2.2- Alimentary Tract Histology
The wall of the oesophagus, stomach, small and large intestine is built up from the peripheral inwards of serosa, muscularis, submucosa and mucosa. The muscularis of oesophagus is very thin and is consisted of smooth unstraited muscle fiber, while this layer in case of stomach is composed of thick and well developed layer of smooth muscle fibers mainly of longitudinal type. In the small intestine, the muscularis has an
outer thin layer of smooth circular muscle fibers (more continous) and inner thicker one of smooth longitudinal muscle fibers (less continous). The muscularis of the large intestine is formed of an outer thin longitudinal muscle layer (less continous) and inner slightly thicker circular muscle layer (more continous).
The oesophageal mucosa is consisted of simple columnar epithelium. The oesophageal glands were completely absent. The gastric mucosa is consisted of simple columnar epithelial cells. The mucosa of small intestine is composed of two types of cells including absorptive and goblet cells. The mucosal epithelium of the large intestine is represented by simple columnar epithelial cells and scattered goblet cells. Mucosa of both small and large intestine lacks intestinal glands as well as crypts of lieberkhün.
2.3- Alimentary Tract Histochemistry
The PAS-Positive materials, mucopolysaccharides (acid and neutral), and total proteins were histochemically investigated in the different regions of the alimentary tract. PAS-Positive
materials are evident in the mucosa of oesophagus, gastric glands of stomach and goblet cells of small and large intestine and are responsible for energy production required for the peristaltic movement. High content of both acidic and neutral mucins is displayed in the mucosal epithelium of oesophagus (allowing an easier passage of the prey) and stomach (passage of the digested food to small intestine), gastric glands and goblet cells of small and large intestine. The positive response of the goblet cells of large intestine mucosal epithelium to PAS-Alcian blue stain is considered an adaptive character to perform its function of water absorption and defecation. High protein content was detected in the muscularis and mucosa of oesophagus, stomach, small and large intestine.
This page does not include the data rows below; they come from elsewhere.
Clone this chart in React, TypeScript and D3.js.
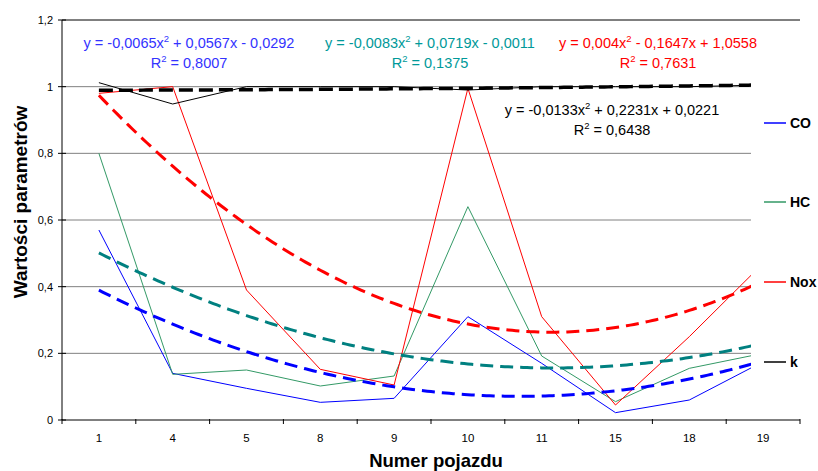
import React from 'react';
import * as d3 from 'd3';

const categories = ['1', '4', '5', '8', '9', '10', '11', '15', '18', '19'];
const coValues = [0.57, 0.14, 0.095, 0.053, 0.065, 0.31, 0.17, 0.022, 0.06, 0.175];
const hcValues = [0.8, 0.137, 0.15, 0.102, 0.132, 0.64, 0.192, 0.055, 0.155, 0.2];
const noxValues = [0.98, 1.0, 0.39, 0.152, 0.105, 0.995, 0.31, 0.045, 0.25, 0.47];
const kValues = [1.012, 0.948, 1.0, 1.0, 1.0, 0.99, 1.0, 1.0, 1.0, 1.005];
const yTicks = [0, 0.2, 0.4, 0.6, 0.8, 1.0, 1.2];
const yTickLabels = ['0', '0,2', '0,4', '0,6', '0,8', '1', '1,2'];
const seriesNames = ['CO', 'HC', 'Nox', 'k'];
const eqTexts = [
  ['y = -0,0065x', ' + 0,0567x - 0,0292', 'R', ' = 0,8007'],
  ['y = -0,0083x', ' + 0,0719x - 0,0011', 'R', ' = 0,1375'],
  ['y = 0,004x', ' - 0,1647x + 1,0558', 'R', ' = 0,7631'],
  ['y = -0,0133x', ' + 0,2231x + 0,0221', 'R', ' = 0,6438'],
];

const W = 818;
const H = 471;
const left = 62;
const right = 800;
const top = 20;
const bottom = 420;
const clipRight = 751;

const lineColors = ['#0000ff', '#339966', '#ff0000', '#000000'];
const trendColors = ['#0000ff', '#008080', '#ff0000', '#000000'];
const eqColors = ['#3333ff', '#009999', '#ff0000', '#000000'];
const eqPos = [
  { x: 189, y: 48 },
  { x: 430, y: 48 },
  { x: 658, y: 48 },
  { x: 612, y: 115 },
];
const legendY = [123, 202, 282, 362];

function polyfit2(xs: number[], ys: number[]) {
  // least squares quadratic fit: y = a x^2 + b x + c
  let s0 = 0, s1 = 0, s2 = 0, s3 = 0, s4 = 0, t0 = 0, t1 = 0, t2 = 0;
  xs.forEach((x, i) => {
    const y = ys[i];
    s0 += 1; s1 += x; s2 += x * x; s3 += x * x * x; s4 += x * x * x * x;
    t0 += y; t1 += x * y; t2 += x * x * y;
  });
  const M = [
    [s4, s3, s2, t2],
    [s3, s2, s1, t1],
    [s2, s1, s0, t0],
  ];
  for (let i = 0; i < 3; i++) {
    for (let j = i + 1; j < 3; j++) {
      const f = M[j][i] / M[i][i];
      for (let k = i; k < 4; k++) M[j][k] -= f * M[i][k];
    }
  }
  const sol = [0, 0, 0];
  for (let i = 2; i >= 0; i--) {
    let s = M[i][3];
    for (let k = i + 1; k < 3; k++) s -= M[i][k] * sol[k];
    sol[i] = s / M[i][i];
  }
  return sol; // [a, b, c]
}

export default function App() {
  const x = d3.scaleBand<string>().domain(categories).range([left, right]);
  const bw = x.bandwidth();
  const cx = (c: string) => (x(c) as number) + bw / 2;
  const y = d3.scaleLinear().domain([0, 1.2]).range([bottom, top]);
  const xIdx = d3.scaleLinear().domain([1, categories.length]).range([cx(categories[0]), cx(categories[categories.length - 1])]);

  const allSeries = [coValues, hcValues, noxValues, kValues];
  const line = d3
    .line<number>()
    .x((_, i) => cx(categories[i]))
    .y((d) => y(d));

  const idx = categories.map((_, i) => i + 1);
  const samples = d3.range(1, categories.length + 0.001, 0.05);
  const trendLine = d3
    .line<[number, number]>()
    .x((d) => xIdx(d[0]))
    .y((d) => y(d[1]));
  const trends = allSeries.map((vals) => {
    const [a, b, c] = polyfit2(idx, vals);
    return trendLine(samples.map((t) => [t, a * t * t + b * t + c] as [number, number]));
  });

  const font = 'Liberation Sans, Arial, sans-serif';

  return (
    <svg width={W} height={H} style={{ position: 'absolute', left: 0, top: 0, background: '#fff' }} fontFamily={font}>
      <defs>
        <clipPath id="plotClip">
          <rect x={left} y={top - 5} width={clipRight - left} height={bottom - top + 10} />
        </clipPath>
      </defs>
      <rect x={0} y={0} width={W} height={H} fill="#fff" />
      {/* gridlines */}
      {yTicks.slice(1, -1).map((t) => (
        <line key={t} x1={left} x2={clipRight} y1={y(t)} y2={y(t)} stroke="#808080" strokeWidth={1} />
      ))}
      {/* top border */}
      <line x1={left} x2={right} y1={y(1.2)} y2={y(1.2)} stroke="#000" strokeWidth={1} />
      <g clipPath="url(#plotClip)">
        {allSeries.map((vals, i) => (
          <path key={'l' + i} d={line(vals) || ''} fill="none" stroke={lineColors[i]} strokeWidth={1} />
        ))}
        {trends.map((d, i) => (
          <path
            key={'t' + i}
            d={d || ''}
            fill="none"
            stroke={trendColors[i]}
            strokeWidth={i === 3 ? 3.5 : 3}
            strokeDasharray={i === 3 ? '14,6' : '13,7'}
          />
        ))}
      </g>
      {/* y axis */}
      <line x1={left} x2={left} y1={top} y2={bottom} stroke="#000" strokeWidth={1} />
      {yTicks.map((t, i) => (
        <g key={'yt' + t}>
          <line x1={left - 4} x2={left + 4} y1={y(t)} y2={y(t)} stroke="#000" />
          <text x={left - 9} y={y(t) + 4} fontSize={11} textAnchor="end" fill="#000">
            {yTickLabels[i]}
          </text>
        </g>
      ))}
      {/* x axis */}
      <line x1={left} x2={right} y1={bottom} y2={bottom} stroke="#000" strokeWidth={1} />
      {[...categories.map((c) => x(c) as number), right].map((px, i) => (
        <line key={'xt' + i} x1={px} x2={px} y1={bottom - 1} y2={bottom + 4} stroke="#000" />
      ))}
      {categories.map((c) => (
        <text key={'xl' + c} x={cx(c)} y={442} fontSize={11.5} textAnchor="middle" fill="#000">
          {c}
        </text>
      ))}
      {/* axis titles */}
      <text x={436} y={467} fontSize={18.5} fontWeight="bold" textAnchor="middle" fill="#000">
        Numer pojazdu
      </text>
      <text
        transform={`translate(27, 202) rotate(-90)`}
        fontSize={19}
        fontWeight="bold"
        textAnchor="middle"
        fill="#000"
      >
        Wartości parametrów
      </text>
      {/* equations */}
      {eqTexts.map((e, i) => (
        <g key={'eq' + i} fill={eqColors[i]} fontSize={14.5}>
          <text x={eqPos[i].x} y={eqPos[i].y} textAnchor="middle">
            {e[0]}
            <tspan fontSize={9.5} dy={-6}>2</tspan>
            <tspan dy={6}>{e[1]}</tspan>
          </text>
          <text x={eqPos[i].x} y={eqPos[i].y + 20} textAnchor="middle">
            {e[2]}
            <tspan fontSize={9.5} dy={-6}>2</tspan>
            <tspan dy={6}>{e[3]}</tspan>
          </text>
        </g>
      ))}
      {/* legend */}
      {seriesNames.map((n, i) => (
        <g key={'lg' + n}>
          <line x1={764} x2={786} y1={legendY[i]} y2={legendY[i]} stroke={lineColors[i]} strokeWidth={1.5} />
          <text x={790} y={legendY[i] + 5} fontSize={14} fontWeight="bold" fill="#000">
            {n}
          </text>
        </g>
      ))}
    </svg>
  );
}
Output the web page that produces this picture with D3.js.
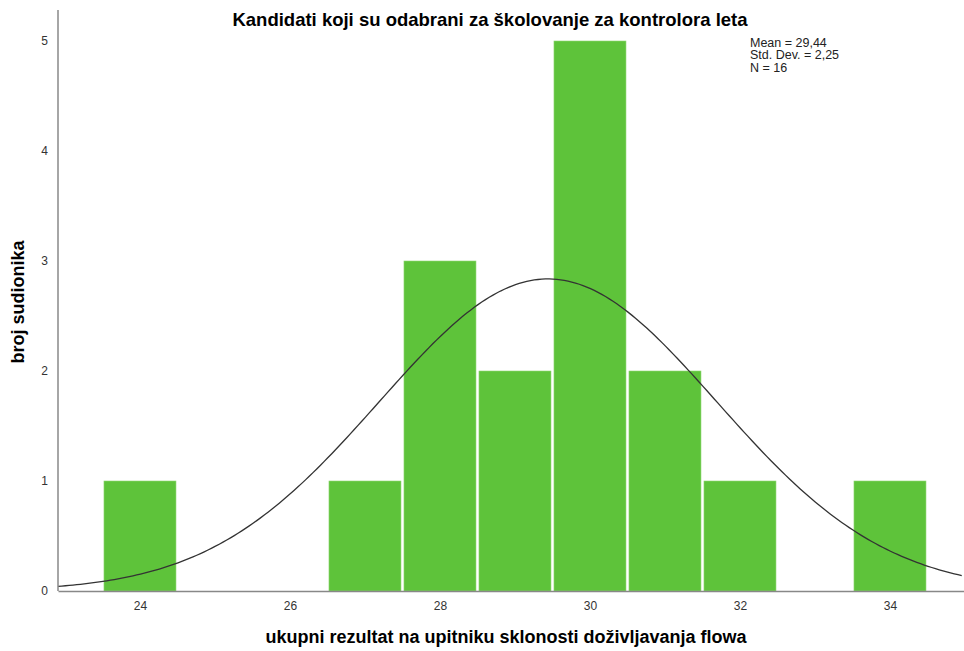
<!DOCTYPE html>
<html>
<head>
<meta charset="utf-8">
<script src="https://cdn.jsdelivr.net/npm/d3@7"></script>
<style>
  body { margin: 0; background: #fff; }
  svg { font-family: "Liberation Sans", Arial, sans-serif; }
</style>
</head>
<body>
<div id="chart"></div>
<script>
// histogram data
var scores = [24, 25, 26, 27, 28, 29, 30, 31, 32, 33, 34];
var counts = [1, 0, 0, 1, 3, 2, 5, 2, 1, 0, 1];
var xTicks = [24, 26, 28, 30, 32, 34];
var yTicks = [0, 1, 2, 3, 4, 5];
var mean = 29.44, sd = 2.25, n = 16;
var statLines = ["Mean = 29,44", "Std. Dev. = 2,25", "N = 16"];

var w = 964, h = 651;
var margin = {top: 41, right: 0, bottom: 60, left: 58};

var svg = d3.select("#chart").append("svg")
    .attr("width", w).attr("height", h);

var x = d3.scaleLinear().domain([22.907, 34.987]).range([margin.left, w - margin.right]);
var y = d3.scaleLinear().domain([0, 5]).range([h - margin.bottom, margin.top]);

var bins = scores.map(function(s, i) { return {score: s, count: counts[i]}; })
    .filter(function(d) { return d.count > 0; });

// bars
svg.append("g").selectAll("rect")
    .data(bins)
    .enter().append("rect")
    .attr("x", function(d) { return x(d.score - 0.5) + 1.5; })
    .attr("y", function(d) { return y(d.count); })
    .attr("width", function(d) { return x(d.score + 0.5) - x(d.score - 0.5) - 3; })
    .attr("height", function(d) { return y(0) - y(d.count); })
    .attr("fill", "#5ec33a")
    .attr("stroke", "#8fd672")
    .attr("stroke-width", 0.6);

// normal curve
var pts = d3.range(x.domain()[0], x.domain()[1] + 0.01, 0.05).map(function(v) {
  var z = (v - mean) / sd;
  return [v, n * Math.exp(-0.5 * z * z) / (sd * Math.sqrt(2 * Math.PI))];
});
svg.append("path")
    .datum(pts)
    .attr("fill", "none")
    .attr("stroke", "#333")
    .attr("stroke-width", 1.3)
    .attr("d", d3.line().x(function(d) { return x(d[0]); }).y(function(d) { return y(d[1]); }));

// axes
var xAxis = d3.axisBottom(x).tickValues(xTicks).tickFormat(d3.format("d")).tickSize(0).tickPadding(10);
var yAxis = d3.axisLeft(y).tickValues(yTicks).tickFormat(d3.format("d")).tickSize(0).tickPadding(10);

var gx = svg.append("g").attr("transform", "translate(0," + y(0) + ")").call(xAxis);
var gy = svg.append("g").attr("transform", "translate(" + margin.left + ",0)").call(yAxis);
gx.select(".domain").attr("stroke", "#888").attr("stroke-width", 1.5);
gy.select(".domain").attr("stroke", "#888").attr("stroke-width", 1.5)
    .attr("d", "M0," + y(0) + "V10");
gx.selectAll("text").attr("font-size", 12).attr("fill", "#333");
gy.selectAll("text").attr("font-size", 12).attr("fill", "#333");

// title
svg.append("text")
    .attr("x", 490).attr("y", 26)
    .attr("text-anchor", "middle")
    .attr("font-size", 18.5).attr("font-weight", "bold")
    .text("Kandidati koji su odabrani za školovanje za kontrolora leta");

// stats
svg.append("g").selectAll("text")
    .data(statLines)
    .enter().append("text")
    .attr("x", 750)
    .attr("y", function(d, i) { return 47 + i * 12.3; })
    .attr("font-size", 12.5)
    .attr("fill", "#222")
    .text(function(d) { return d; });

// axis labels
svg.append("text")
    .attr("x", 506).attr("y", 643)
    .attr("text-anchor", "middle")
    .attr("font-size", 18).attr("font-weight", "bold")
    .text("ukupni rezultat na upitniku sklonosti doživljavanja flowa");

svg.append("text")
    .attr("transform", "translate(24,302) rotate(-90)")
    .attr("text-anchor", "middle")
    .attr("font-size", 18).attr("font-weight", "bold")
    .text("broj sudionika");
</script>
</body>
</html>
In conclusion, the skull shape affects feeding strategy in the present snake, Rhamphotyphlops braminus. The prey is ingested and transported via a rapid maxillary raking mechanism. The lower jaws of R. braminus are toothless and relatively rigid whereas the upper jaw arches bear teeth and highly mobile. The mandible is much longer and is suspended from the braincase via relatively short quadrate. The dentary is greatly reduced and lacks teeth (a condition which is unique for typhlopid snakes). There is an extensive contact between the relatively long angular and the large triangular coronoid. Thus the intramandibular joint is bridged completely by the angular and consequently, the lower jaws are relatively rigid and akinetic. The upper jaws of R. braminus are kinetic. The maxillae lie horizontally against the roof of the mouth with their transversely oriented tooth rows directed posteriorly. The maxillae are suspended from the braincase largely by ligaments and muscles rather than through bony articulation.